WHAT IS ASKED> Restate, exactly and only, the lines from the first through the line containing "0.9014, 0.9257, 0.9486];".
□ □ □
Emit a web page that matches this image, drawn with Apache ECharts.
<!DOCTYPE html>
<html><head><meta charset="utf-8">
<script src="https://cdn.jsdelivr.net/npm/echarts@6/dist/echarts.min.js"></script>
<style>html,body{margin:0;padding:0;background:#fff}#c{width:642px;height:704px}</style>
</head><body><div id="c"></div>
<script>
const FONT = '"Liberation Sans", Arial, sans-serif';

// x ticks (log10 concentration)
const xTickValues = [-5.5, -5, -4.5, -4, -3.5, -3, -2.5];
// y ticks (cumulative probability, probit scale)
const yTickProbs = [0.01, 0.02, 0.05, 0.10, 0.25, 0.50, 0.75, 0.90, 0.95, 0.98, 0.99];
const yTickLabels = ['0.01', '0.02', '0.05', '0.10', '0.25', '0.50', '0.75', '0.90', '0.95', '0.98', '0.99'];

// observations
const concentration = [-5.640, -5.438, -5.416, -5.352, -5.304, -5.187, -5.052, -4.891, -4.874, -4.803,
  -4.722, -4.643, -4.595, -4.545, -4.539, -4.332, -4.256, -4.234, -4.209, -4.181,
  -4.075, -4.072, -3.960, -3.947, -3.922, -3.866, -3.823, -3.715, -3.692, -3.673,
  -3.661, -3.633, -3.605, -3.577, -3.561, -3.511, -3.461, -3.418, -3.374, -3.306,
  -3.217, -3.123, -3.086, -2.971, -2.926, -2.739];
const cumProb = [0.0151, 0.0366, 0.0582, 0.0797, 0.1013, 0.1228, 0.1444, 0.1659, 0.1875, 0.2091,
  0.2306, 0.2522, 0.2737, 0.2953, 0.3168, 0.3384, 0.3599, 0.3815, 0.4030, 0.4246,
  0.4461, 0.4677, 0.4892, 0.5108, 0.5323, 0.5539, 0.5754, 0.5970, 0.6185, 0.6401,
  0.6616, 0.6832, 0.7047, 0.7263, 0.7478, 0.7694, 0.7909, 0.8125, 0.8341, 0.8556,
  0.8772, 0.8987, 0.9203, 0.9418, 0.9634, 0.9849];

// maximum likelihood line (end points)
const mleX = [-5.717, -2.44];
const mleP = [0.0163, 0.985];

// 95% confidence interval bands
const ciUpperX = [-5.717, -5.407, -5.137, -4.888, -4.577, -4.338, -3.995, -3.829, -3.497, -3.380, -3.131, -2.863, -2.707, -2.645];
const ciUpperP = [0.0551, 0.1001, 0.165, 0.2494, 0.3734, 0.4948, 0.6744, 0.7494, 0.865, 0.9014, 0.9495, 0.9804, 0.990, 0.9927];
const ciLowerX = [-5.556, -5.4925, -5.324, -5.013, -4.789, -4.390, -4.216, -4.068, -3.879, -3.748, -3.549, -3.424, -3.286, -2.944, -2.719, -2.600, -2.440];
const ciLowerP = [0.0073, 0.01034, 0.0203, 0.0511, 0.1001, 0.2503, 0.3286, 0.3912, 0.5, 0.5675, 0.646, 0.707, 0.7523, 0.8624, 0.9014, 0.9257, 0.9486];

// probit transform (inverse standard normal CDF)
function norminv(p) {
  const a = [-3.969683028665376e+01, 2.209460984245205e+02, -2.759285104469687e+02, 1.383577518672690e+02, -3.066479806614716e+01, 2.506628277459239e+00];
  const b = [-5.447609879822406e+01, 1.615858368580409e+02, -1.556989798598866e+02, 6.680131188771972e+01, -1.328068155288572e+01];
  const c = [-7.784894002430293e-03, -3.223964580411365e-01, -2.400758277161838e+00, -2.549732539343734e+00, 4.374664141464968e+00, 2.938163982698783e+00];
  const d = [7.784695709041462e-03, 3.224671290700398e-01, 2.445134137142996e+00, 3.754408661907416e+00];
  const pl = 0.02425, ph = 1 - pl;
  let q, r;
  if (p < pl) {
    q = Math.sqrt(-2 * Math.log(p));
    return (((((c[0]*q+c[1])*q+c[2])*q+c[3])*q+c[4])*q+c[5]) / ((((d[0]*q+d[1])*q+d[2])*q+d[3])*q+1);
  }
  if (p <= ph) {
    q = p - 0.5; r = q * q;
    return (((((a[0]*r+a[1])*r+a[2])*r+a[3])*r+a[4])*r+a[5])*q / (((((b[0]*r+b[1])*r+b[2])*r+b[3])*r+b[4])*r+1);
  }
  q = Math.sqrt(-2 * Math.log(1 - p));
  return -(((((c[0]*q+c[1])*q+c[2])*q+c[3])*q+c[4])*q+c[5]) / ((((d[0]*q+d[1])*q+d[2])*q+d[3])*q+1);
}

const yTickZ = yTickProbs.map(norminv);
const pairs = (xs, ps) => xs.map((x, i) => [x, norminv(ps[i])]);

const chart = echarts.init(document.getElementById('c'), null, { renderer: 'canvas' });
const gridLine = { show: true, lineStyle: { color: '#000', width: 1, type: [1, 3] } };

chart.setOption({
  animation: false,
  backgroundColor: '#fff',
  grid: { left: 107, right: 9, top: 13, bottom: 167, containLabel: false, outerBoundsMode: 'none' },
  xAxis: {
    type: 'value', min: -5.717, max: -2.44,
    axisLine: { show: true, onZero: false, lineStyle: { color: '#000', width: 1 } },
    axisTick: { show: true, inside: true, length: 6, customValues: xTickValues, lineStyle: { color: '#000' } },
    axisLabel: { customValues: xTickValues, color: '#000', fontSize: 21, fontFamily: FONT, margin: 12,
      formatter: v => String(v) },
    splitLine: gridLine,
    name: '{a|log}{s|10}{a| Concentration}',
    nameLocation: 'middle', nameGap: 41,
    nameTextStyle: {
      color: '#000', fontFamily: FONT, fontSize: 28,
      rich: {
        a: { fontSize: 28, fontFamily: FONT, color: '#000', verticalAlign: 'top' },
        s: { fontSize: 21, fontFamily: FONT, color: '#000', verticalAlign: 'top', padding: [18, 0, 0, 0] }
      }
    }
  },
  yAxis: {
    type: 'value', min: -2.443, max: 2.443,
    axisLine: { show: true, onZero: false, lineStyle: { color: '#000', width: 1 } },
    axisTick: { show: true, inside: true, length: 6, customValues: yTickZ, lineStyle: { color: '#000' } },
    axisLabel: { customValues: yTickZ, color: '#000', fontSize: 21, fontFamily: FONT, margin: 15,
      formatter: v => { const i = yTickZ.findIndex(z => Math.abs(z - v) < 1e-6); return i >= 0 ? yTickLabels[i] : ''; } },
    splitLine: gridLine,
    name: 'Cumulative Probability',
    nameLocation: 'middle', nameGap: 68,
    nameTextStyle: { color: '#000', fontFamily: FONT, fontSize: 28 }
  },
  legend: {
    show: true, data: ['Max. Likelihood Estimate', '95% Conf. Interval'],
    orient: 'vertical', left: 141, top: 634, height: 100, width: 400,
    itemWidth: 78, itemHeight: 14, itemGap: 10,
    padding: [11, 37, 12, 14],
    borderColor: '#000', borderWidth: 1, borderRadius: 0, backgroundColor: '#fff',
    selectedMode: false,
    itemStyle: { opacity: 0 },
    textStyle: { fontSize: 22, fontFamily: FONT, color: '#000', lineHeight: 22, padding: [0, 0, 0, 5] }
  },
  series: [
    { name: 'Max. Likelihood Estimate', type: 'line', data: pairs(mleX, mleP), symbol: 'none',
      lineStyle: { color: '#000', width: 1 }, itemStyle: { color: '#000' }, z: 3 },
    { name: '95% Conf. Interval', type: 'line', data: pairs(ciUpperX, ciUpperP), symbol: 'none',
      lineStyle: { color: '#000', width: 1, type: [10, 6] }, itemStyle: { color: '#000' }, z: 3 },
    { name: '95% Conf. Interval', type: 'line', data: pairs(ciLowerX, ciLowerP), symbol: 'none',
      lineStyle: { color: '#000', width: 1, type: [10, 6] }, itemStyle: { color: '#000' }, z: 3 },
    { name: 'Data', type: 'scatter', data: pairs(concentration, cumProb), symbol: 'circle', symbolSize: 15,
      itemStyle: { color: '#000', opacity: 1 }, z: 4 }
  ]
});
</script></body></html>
□ □ □
SOLUTION FOR THIS PROBLEM>
Emit a web page that matches this image, drawn with Apache ECharts.
<!DOCTYPE html>
<html><head><meta charset="utf-8">
<script src="https://cdn.jsdelivr.net/npm/echarts@6/dist/echarts.min.js"></script>
<style>html,body{margin:0;padding:0;background:#fff}#c{width:642px;height:704px}</style>
</head><body><div id="c"></div>
<script>
const FONT = '"Liberation Sans", Arial, sans-serif';

// x ticks (log10 concentration)
const xTickValues = [-5.5, -5, -4.5, -4, -3.5, -3, -2.5];
// y ticks (cumulative probability, probit scale)
const yTickProbs = [0.01, 0.02, 0.05, 0.10, 0.25, 0.50, 0.75, 0.90, 0.95, 0.98, 0.99];
const yTickLabels = ['0.01', '0.02', '0.05', '0.10', '0.25', '0.50', '0.75', '0.90', '0.95', '0.98', '0.99'];

// observations
const concentration = [-5.640, -5.438, -5.416, -5.352, -5.304, -5.187, -5.052, -4.891, -4.874, -4.803,
  -4.722, -4.643, -4.595, -4.545, -4.539, -4.332, -4.256, -4.234, -4.209, -4.181,
  -4.075, -4.072, -3.960, -3.947, -3.922, -3.866, -3.823, -3.715, -3.692, -3.673,
  -3.661, -3.633, -3.605, -3.577, -3.561, -3.511, -3.461, -3.418, -3.374, -3.306,
  -3.217, -3.123, -3.086, -2.971, -2.926, -2.739];
const cumProb = [0.0151, 0.0366, 0.0582, 0.0797, 0.1013, 0.1228, 0.1444, 0.1659, 0.1875, 0.2091,
  0.2306, 0.2522, 0.2737, 0.2953, 0.3168, 0.3384, 0.3599, 0.3815, 0.4030, 0.4246,
  0.4461, 0.4677, 0.4892, 0.5108, 0.5323, 0.5539, 0.5754, 0.5970, 0.6185, 0.6401,
  0.6616, 0.6832, 0.7047, 0.7263, 0.7478, 0.7694, 0.7909, 0.8125, 0.8341, 0.8556,
  0.8772, 0.8987, 0.9203, 0.9418, 0.9634, 0.9849];

// maximum likelihood line (end points)
const mleX = [-5.717, -2.44];
const mleP = [0.0163, 0.985];

// 95% confidence interval bands
const ciUpperX = [-5.717, -5.407, -5.137, -4.888, -4.577, -4.338, -3.995, -3.829, -3.497, -3.380, -3.131, -2.863, -2.707, -2.645];
const ciUpperP = [0.0551, 0.1001, 0.165, 0.2494, 0.3734, 0.4948, 0.6744, 0.7494, 0.865, 0.9014, 0.9495, 0.9804, 0.990, 0.9927];
const ciLowerX = [-5.556, -5.4925, -5.324, -5.013, -4.789, -4.390, -4.216, -4.068, -3.879, -3.748, -3.549, -3.424, -3.286, -2.944, -2.719, -2.600, -2.440];
const ciLowerP = [0.0073, 0.01034, 0.0203, 0.0511, 0.1001, 0.2503, 0.3286, 0.3912, 0.5, 0.5675, 0.646, 0.707, 0.7523, 0.8624, 0.9014, 0.9257, 0.9486];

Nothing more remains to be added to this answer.